Sikorsky [UTX] has paused flight testing on its experimental coaxial-rotor S-97 Raider to focus on operation of its ground-test station.
The first S-97, which incorporates dual rotors and an aft pusher prop to achieve helicopter hover capabilities and fast flight like an airplane, has flown just 2.2 hours during two flights since its first flight in May.
The same aircraft has undergone 47 hours of tethered ground testing while the ground test station, which is a skeletonized terrestrial test bed for the aircraft’s main operational components, has undergone only about 40 hours of testing, said Bill Fell, Sikorsky’s chief test pilot on the program.

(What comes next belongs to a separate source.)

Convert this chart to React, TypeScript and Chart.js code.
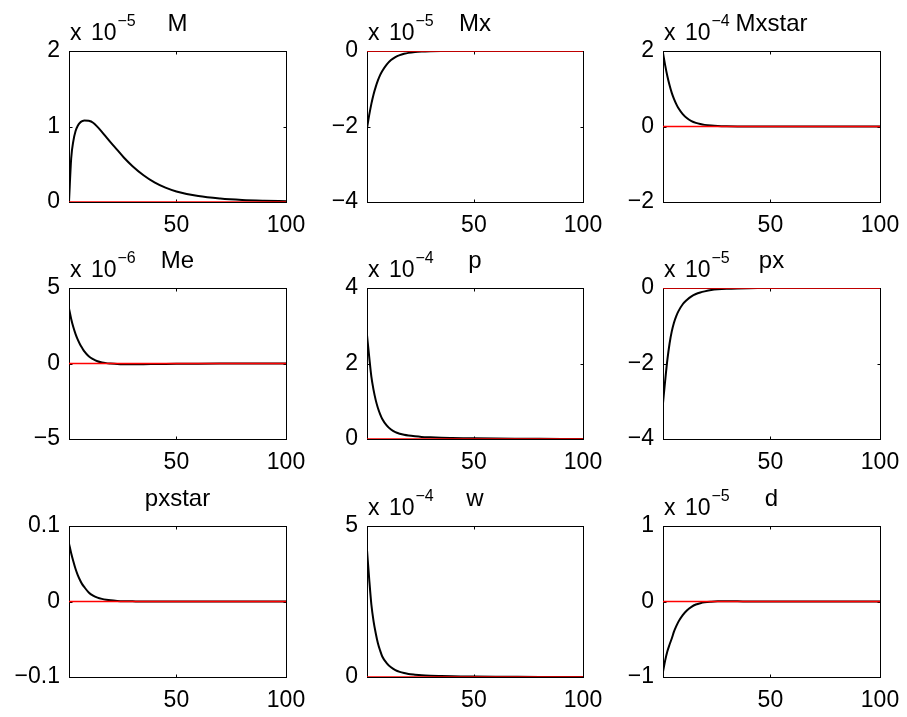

“Normally, you qualify all the systems on the aircraft with the ground test stand,” Fell said during a walk-around of the aircraft at the Association of the U.S. Army’s annual exposition in Washington, D.C. “Now we have our ground test stand up and running and we have about 40 hours on it. Right now the aircraft is leading the ground test stand a little bit. So we’re going to take a small step back now to put a lot of hours on the ground test stand and make sure that we have the flight safety to continue to expand the envelope on the aircraft.”
Delaying aggressive flight test tracks with the program thusfar. Sikorsky several times delayed first flight of the aircraft because it chose to proceed deliberately with maturing a technology that could revolutionize rotorcraft but for which there is no existing military requirement.
The 11,500-pound S-97 is based on Sikorsky’s X-2 technology demonstrator. Both platforms were funded internally by the company based on anticipated requirements for improved rotorcraft performance.
The S-97 is designed as an armed scout helicopter, though the Army has scrapped plans to replace its aging OH-58D Kiowa Warrior fleet in favor of handing the scout mission to AH-64 Apache gunships teamed with unmanned aircraft.
Raider is the basis for Sikorsky and Boeing’s [BA] SB-1 Defiant, which is the team’s offering for the Army’s Joint Multi-Role technology demonstration (JMR) program. JRM-TD will inform the eventual Future Vertical Lift (FVL) family of rotorcraft that will replace the Army’s current fleet beginning with a medium-weight aircraft to fill the role currently performed by the UH-60 Black Hawk. It simultaneously is being offered for the light variant of FVL.
Bell Helicopter [TXT] and Lockheed Martin [LMT] are offering the V-280 Valor next-generation tiltrotor for JMR. The competition became somewhat muddied with the recent acquisition of Sikorsky by Lockheed Martin, effectively giving Lockheed Martin a hand in both of the two JMR offerings.
Mark Miller, Sikorsky’s Vice President of Research and Engineering, said the acquisition would cause “zero complications.” Lockheed Martin is providing avionics and other flight control systems for the aircraft.
“Lockheed is a large supplier to many programs,” he said. “That effort [JMR] will be firewalled from this program [Raider].”
The entire planned flight test program for Raider is between 110 and 120 hours, Fell said. After running the ground test stand for 200 hours, pilots will get “the green light to expand the aircraft’s envelope” and flight testing will resume, he said. Fell and other test pilots then will gradually widen the envelope and increase the speed of flight up to the expected 200-plus knots the aircraft is designed to fly.
“The plan is to have aircraft one up to its full speed envelope by next summer, but during flight testing you never know what kind of problems are going to come up,” Fell said.